As Marcus points out, P/M were using some tricks in their graphs:
While comparing their network to data describing how a child (Adam)
handles the problem, they compare the vocabulary size of the network
to the age of the child in a linear way and made other hard to
explain decisions on how several graphs were plotted. Some of the
differences showing up after fixing these issues: The network stops
overregularizing completely after a while and does overregularize far
less than the child (only one fifth, counted in types).

The P/M network needed high proportions of regular tokens in the
input -- about twice as high as in the ,,input'' for the child --
in order to be able to generalize the default inflection. While a
child shows a period where no overregularizations are made (the
idea is that they first do not use the past tense at all, then
just memorize the forms, and only when they begin to find
regularities, they start to overregularize and sometimes
irregularize), the model did not show this effect. I do, however,
account this to general problems with the way the problem is
presented: Children are exposed to verb inflection long before they
get the idea on when (and how) to use it, so one cannot tell whether
they would produce proper inflection in the period where they simply
do not use the past tense.

A more important problem is that P/M again used unrealistic
manipulations in the training environment -- alledgedly to induce
something like the U-shaped learning curve in human inflection
learning. They changed the speed of vocabulary growth (in terms
of training epochs per new verb) suddenly, claiming to simulate the
human vocabulary spurt in that way. Marcus argues that they simply
deprived the network of enough time for learning at this point to
force it into producing overregularization errors. He may very well
be right with that. Also, children usually start overregularizing
a year after they start their vocabulary spurt (at the age of 16
months -- overregularization starting at the age of about 29 months).
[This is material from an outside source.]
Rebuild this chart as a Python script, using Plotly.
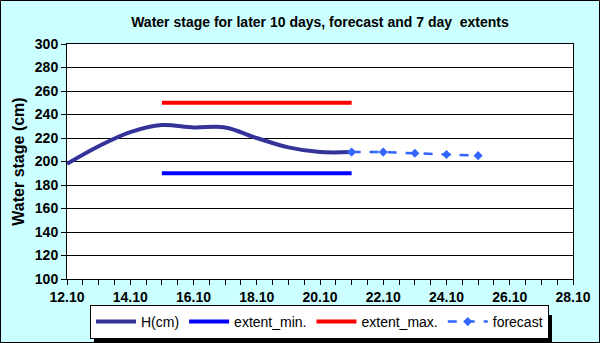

Another model of Plunkett and Marchman used a constant training set,
taking into account type and token frequencies in 1991, but this is
not discussed here. The training set thus contained several instances
of each of the few irregular verbs (high token frequency and low type
frequency) and many regular verbs (high type frequency but represented
with a low token frequency for each in the training set). The other
model started with training a certain training set for a while, then
continuing by adding more verbs at regular intervals (with an 80
percent probability of using regular verbs).

As a last important point, the P/M model showed a different error
pattern distribution than the child: The model overregularized
no-change verbs more often, children do so for vowel-change verbs.
This means a child is more likely to use \R{singed} for \R{sang},
thus failing to use the vowel-change irregularity, while the model
was more likely to use \R{hitted} for \R{hit}. The numbers are
5.1 and 3.0 percent of vowel- and no-change overregularizations for
Adam and 0.8 and 1.1 percent for the network.
Also, while children produce more overregularization errors (like in
\R{hit/hitted}), the network produces more irregularization errors
(like in \R{flow/flew}) and hybrids (like in \R{sing/sanged}).